Apart from the top level Apache projects, the popular social media giants like Twitter, LinkedIn and Facebook have always taken the lead with innovative big data technology innovations-
- Twitter has more than 300 petabytes of data and has a huge problem with namespaces. Managing complex namespace configurations was problematic at Twitter, which led to the development of TwitterViewFS, an extension of Hadoop’s ViewFS. TwitterViewFS handles all the user, temp and log files under a single superficial namespace that avoids mapping overheads.
- Open source tool Dr.Elephant, developed at LinkedIn, is a performance tuning and monitoring tool that helps improve the cluster efficiency and enhance developer productivity. Dr. Elephant analyses Hadoop and Spark jobs through rule-based heuristics which show insights on the performance of a job and make suggestions to the user on how the job can be tuned to perform more effectively.
Today, Hadoop can be referred to a cluster of innovations rather than just HDFS and MapReduce. It is interesting to see the go-to big data technology extend beyond its foundation and contribute to several open source projects that are set to enhance or replace the core Hadoop technology. Innovations on Hadoop are growing and evolving at a rapid pace, dedication and expertise can help organizations make the most of Hadoop adoption in the enterprise. Even the social media giants are proving that, with great engineering efforts and vision, the march of progress for innovations on Hadoop will increase with time.

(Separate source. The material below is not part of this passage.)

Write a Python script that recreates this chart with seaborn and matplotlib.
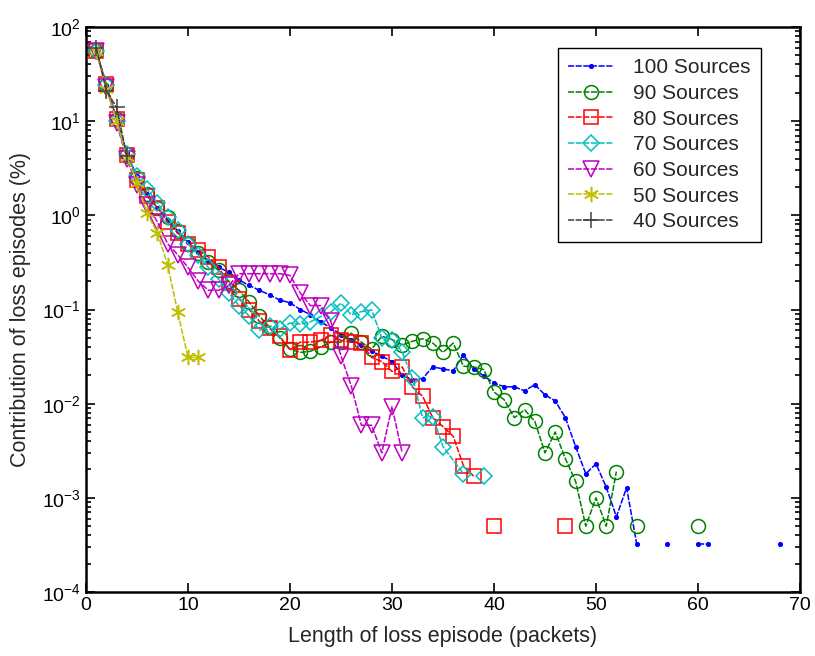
import numpy as np
import pandas as pd
import matplotlib
matplotlib.use("Agg")
import matplotlib.pyplot as plt
from matplotlib.lines import Line2D
from matplotlib.ticker import LogLocator, LogFormatterMathtext, NullFormatter, MultipleLocator
import seaborn as sns

# ---- data: contribution (%) of loss episodes by episode length (packets) ----
# None marks lengths with no observed episodes (no point, line broken there)
length_100 = list(range(1, 55)) + [55, 57, 58, 60, 61, 62, 68]
contrib_100 = [57, 24, 10.5, 4.6, 2.6, 1.7, 1.2, 0.9, 0.68, 0.52,
               0.41, 0.33, 0.28, 0.25, 0.206, 0.18, 0.16, 0.143, 0.126, 0.118,
               0.1, 0.088, 0.074, 0.064, 0.054, 0.048, 0.042, 0.036, 0.032, 0.028,
               0.02, 0.018, 0.0185, 0.0246, 0.0234, 0.0223, 0.033, 0.0234, 0.0197, 0.0166,
               0.0151, 0.0151, 0.0137, 0.0159, 0.0124, 0.0107, 0.0071, 0.0035, 0.0018, 0.0023,
               0.0013, 0.00063, 0.00128, 0.00032,
               None, 0.00032, None, 0.00032, 0.00032, None, 0.00032]

length_90 = list(range(1, 53)) + [53, 54, 55, 60]
contrib_90 = [55, 24, 10.5, 4.5, 2.5, 1.7, 1.2, 0.95, 0.68, 0.5,
              0.4, 0.32, 0.26, 0.2, 0.16, 0.12, 0.085, 0.065, 0.05, 0.038,
              0.035, 0.036, 0.04, 0.045, 0.045, 0.056, 0.045, 0.038, 0.052, 0.048,
              0.042, 0.046, 0.049, 0.044, 0.035, 0.044, 0.025, 0.0246, 0.023, 0.0133,
              0.011, 0.0071, 0.0086, 0.0065, 0.003, 0.005, 0.0026, 0.0015, 0.0005, 0.001,
              0.0005, 0.0019,
              None, 0.0005, None, 0.0005]

length_80 = list(range(1, 39)) + [39, 40, 41, 47]
contrib_80 = [55, 25, 10.5, 4.4, 2.4, 1.6, 1.2, 0.85, 0.65, 0.5,
              0.43, 0.36, 0.28, 0.19, 0.13, 0.1, 0.075, 0.063, 0.052, 0.037,
              0.045, 0.045, 0.047, 0.054, 0.047, 0.045, 0.044, 0.031, 0.028, 0.022,
              0.0245, 0.015, 0.012, 0.0071, 0.0057, 0.0045, 0.0022, 0.0017,
              None, 0.0005, None, 0.0005]

length_70 = list(range(1, 36)) + [37, 38, 39]
contrib_70 = [55, 24, 10, 4.5, 2.6, 1.9, 1.35, 0.95, 0.7, 0.5,
              0.38, 0.28, 0.21, 0.15, 0.11, 0.085, 0.06, 0.067, 0.062, 0.072,
              0.07, 0.074, 0.084, 0.094, 0.117, 0.088, 0.095, 0.099, 0.05, 0.048,
              0.0355, 0.0188, 0.0071, 0.0073, 0.0035,
              0.0018, None, 0.0017]

length_60 = list(range(1, 32))
contrib_60 = [55, 23, 9.5, 4.0, 2.1, 1.3, 0.85, 0.5, 0.38, 0.28,
              0.2, 0.16, 0.16, 0.18, 0.24, 0.24, 0.24, 0.24, 0.24, 0.23,
              0.15, 0.11, 0.11, 0.075, 0.032, 0.0155, 0.0059, 0.0059, 0.003, 0.0093,
              0.003]

length_50 = list(range(1, 12))
contrib_50 = [55, 22, 10, 4.2, 2.2, 1.05, 0.65, 0.3, 0.093, 0.031, 0.031]

length_40 = [1, 2, 3, 4]
contrib_40 = [60, 21, 14, 4.3]

labels = ["100 Sources", "90 Sources", "80 Sources", "70 Sources",
          "60 Sources", "50 Sources", "40 Sources"]
lengths = [length_100, length_90, length_80, length_70, length_60, length_50, length_40]
contribs = [contrib_100, contrib_90, contrib_80, contrib_70, contrib_60, contrib_50, contrib_40]

# ---- styling (classic MATLAB colour order and markers) ----
colors = ["#0000ff", "#008000", "#ff0000", "#00bfbf", "#bf00bf", "#bfbf00", "#404040"]
markers = ["o", "o", "s", "D", "v", (6, 2, 0), "+"]
msizes = [2.6, 10, 9.5, 8.5, 11, 11, 12]

frames = []
for lab, xs, ys in zip(labels, lengths, contribs):
    d = pd.DataFrame({"length": xs, "contribution": pd.array(ys, dtype="float")})
    d["sources"] = lab
    d["segment"] = d["contribution"].isna().cumsum()
    frames.append(d.dropna())
data = pd.concat(frames, ignore_index=True)

sns.set_style("ticks")
plt.rcParams["font.family"] = ["Liberation Sans", "DejaVu Sans"]
plt.rcParams["mathtext.fontset"] = "custom"
plt.rcParams["mathtext.rm"] = "Liberation Sans"
plt.rcParams["mathtext.it"] = "Liberation Sans:italic"
plt.rcParams["mathtext.default"] = "regular"

fig = plt.figure(figsize=(8.15, 6.56), dpi=100)
ax = fig.add_axes([86 / 815, 1 - 592 / 656, 714 / 815, 565 / 656])
ax.set_yscale("log")

handles = []
for lab, c, m, ms in zip(labels, colors, markers, msizes):
    sub = data[data["sources"] == lab]
    filled = lab == "100 Sources"
    style = dict(color=c, marker=m, markersize=ms,
                 markerfacecolor=c if filled else "none",
                 markeredgecolor=c, markeredgewidth=1.1,
                 linewidth=1.1, linestyle=(0, (4, 1)))
    sns.lineplot(data=sub, x="length", y="contribution", units="segment",
                 estimator=None, sort=False, ax=ax, legend=False, **style)
    handles.append(Line2D([], [], label=lab, **style))

ax.set_xlim(0, 70)
ax.set_ylim(1e-4, 1e2)
ax.xaxis.set_major_locator(MultipleLocator(10))
ax.yaxis.set_major_locator(LogLocator(base=10, numticks=10))
ax.yaxis.set_minor_locator(LogLocator(base=10, subs=np.arange(2, 10), numticks=20))
ax.yaxis.set_major_formatter(LogFormatterMathtext())
ax.yaxis.set_minor_formatter(NullFormatter())

ax.tick_params(which="both", direction="in", top=True, right=True,
               labelsize=14, colors="black", width=1.2)
ax.tick_params(which="major", length=6.5)
ax.tick_params(which="minor", length=3.5)
for sp in ax.spines.values():
    sp.set_linewidth(1.8)
    sp.set_color("black")

ax.set_xlabel("Length of loss episode (packets)", fontsize=15.5, labelpad=9)
ax.set_ylabel("Contribution of loss episodes (%)", fontsize=15.5, labelpad=8)

leg = ax.legend(handles=handles, loc="upper right", bbox_to_anchor=(0.945, 0.963),
                borderaxespad=0, fontsize=15, frameon=True, fancybox=False,
                edgecolor="black", framealpha=1, handlelength=2.2,
                labelspacing=0.32, borderpad=0.5, handletextpad=0.9)
leg.get_frame().set_linewidth(1.0)

fig.savefig("out.png", dpi=100)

As big data gets bigger every day, with data flowing in from of IoT, Mobile devices and organizations look for novel ways to leverage it – in the next 5 years, enterprises will rely less on Hadoop and MapReduce but more on the innovative tools around Hadoop like Pig, Hive, Spark, Presto, Kafka, etc. to meet the scaling big data demands of the future.
What next? We will just have to wait and watch.